## Supplied material:

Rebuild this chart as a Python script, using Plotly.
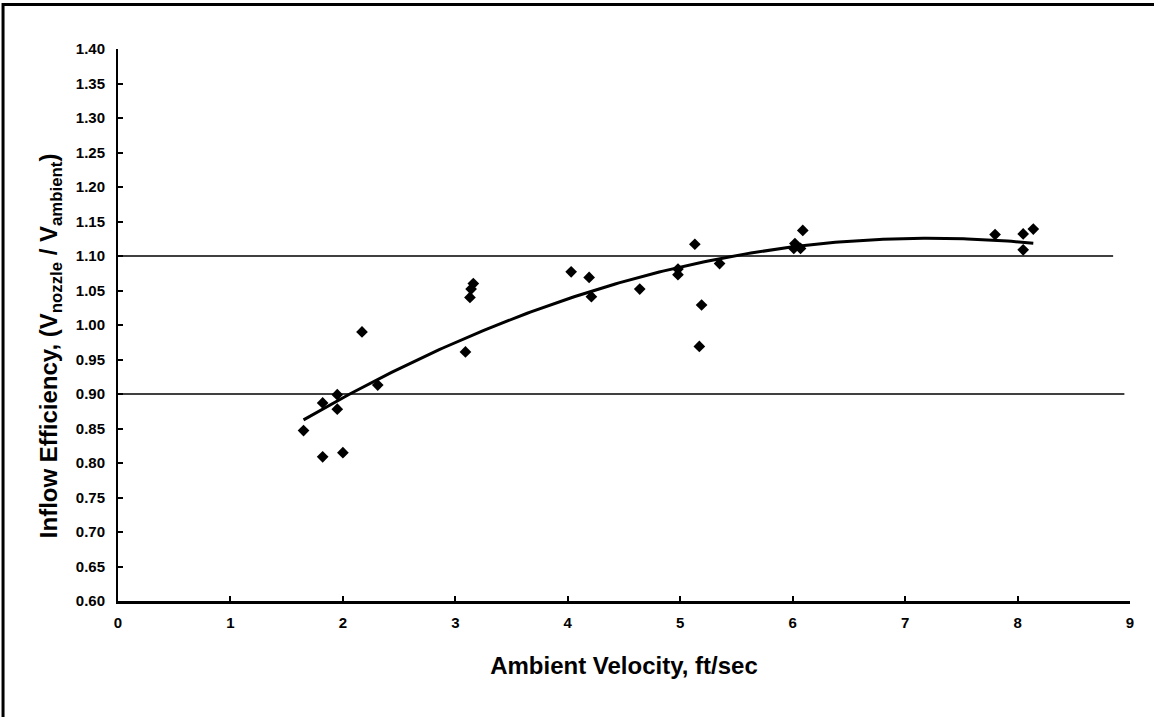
import numpy as np
import plotly.graph_objects as go

# Measured data (ambient velocity ft/sec, inflow efficiency)
velocity = [1.65, 1.82, 1.82, 1.95, 1.95, 2.00, 2.17, 2.31,
            3.09, 3.13, 3.14, 3.16, 4.03, 4.19, 4.21, 4.64,
            4.98, 4.98, 5.13, 5.17, 5.19, 5.35,
            6.01, 6.02, 6.07, 6.09, 7.80, 8.05, 8.05, 8.14]
efficiency = [0.847, 0.887, 0.809, 0.899, 0.878, 0.815, 0.990, 0.913,
              0.961, 1.040, 1.052, 1.060, 1.077, 1.069, 1.041, 1.052,
              1.081, 1.073, 1.117, 0.969, 1.029, 1.089,
              1.111, 1.118, 1.111, 1.137, 1.131, 1.132, 1.109, 1.139]

# Reference (limit) lines
ref_levels = [1.10, 0.90]
ref_x_end = [8.85, 8.95]

x_ticks = [0, 1, 2, 3, 4, 5, 6, 7, 8, 9]
y_ticks = [0.60, 0.65, 0.70, 0.75, 0.80, 0.85, 0.90, 0.95, 1.00,
           1.05, 1.10, 1.15, 1.20, 1.25, 1.30, 1.35, 1.40]

# 2nd-order polynomial trendline fitted to the data
coef = np.polyfit(velocity, efficiency, 2)
xt = np.linspace(min(velocity), max(velocity), 200)
yt = np.polyval(coef, xt)

fig = go.Figure()

for lvl, xe in zip(ref_levels, ref_x_end):
    fig.add_trace(go.Scatter(x=[0, xe], y=[lvl, lvl], mode="lines",
                             line=dict(color="black", width=1.5),
                             hoverinfo="skip", showlegend=False))

fig.add_trace(go.Scatter(x=velocity, y=efficiency, mode="markers",
                         marker=dict(symbol="diamond", size=9, color="black",
                                     line=dict(width=0)),
                         showlegend=False))

fig.add_trace(go.Scatter(x=xt, y=yt, mode="lines",
                         line=dict(color="black", width=3),
                         showlegend=False))

FAM = "Liberation Sans, Arial, sans-serif"
tickfont = dict(family=FAM, size=15, color="black")

fig.update_layout(
    width=1154, height=717,
    margin=dict(l=118, r=24, t=49, b=116, pad=0),
    paper_bgcolor="white", plot_bgcolor="white",
    font=dict(family=FAM, color="black"),
    xaxis=dict(range=[0, 9], tickvals=x_ticks, ticktext=[f"<b>{v}</b>" for v in x_ticks],
               showgrid=False, zeroline=False, showline=True, linecolor="black",
               linewidth=3, ticks="inside", ticklen=5, tickwidth=1.5, tickcolor="black",
               tickfont=tickfont, ticklabelstandoff=6,
               title=dict(text="<b>Ambient Velocity, ft/sec</b>",
                          font=dict(size=24, family=FAM),
                          standoff=28)),
    yaxis=dict(range=[0.6, 1.4], tickvals=y_ticks,
               ticktext=[f"<b>{v:.2f}</b>" for v in y_ticks],
               showgrid=False, zeroline=False, showline=True, linecolor="black",
               linewidth=2, ticks="inside", ticklen=5, tickwidth=1.5, tickcolor="black",
               tickfont=tickfont, ticklabelstandoff=8),
    annotations=[dict(text="<b>Inflow Efficiency, (V<sub>nozzle</sub> / V<sub>ambient</sub>)</b>",
                      xref="paper", yref="paper", x=-0.066, y=0.462,
                      xanchor="center", yanchor="middle", textangle=-90,
                      showarrow=False, font=dict(size=24, family=FAM, color="black"))],
    shapes=[dict(type="rect", xref="paper", yref="paper",
                 x0=-0.1136, x1=1.2, y0=-0.5, y1=1.0806,
                 line=dict(color="black", width=3), layer="above")],
)

fig.write_html("out.html")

## Exercise:
Begin at the top of the material above and output each line exactly, stopping after the line that holds "import plotly.graph_objects as go". Leave out pictures.

## The solution:
Rebuild this chart as a Python script, using Plotly.
import numpy as np
import plotly.graph_objects as go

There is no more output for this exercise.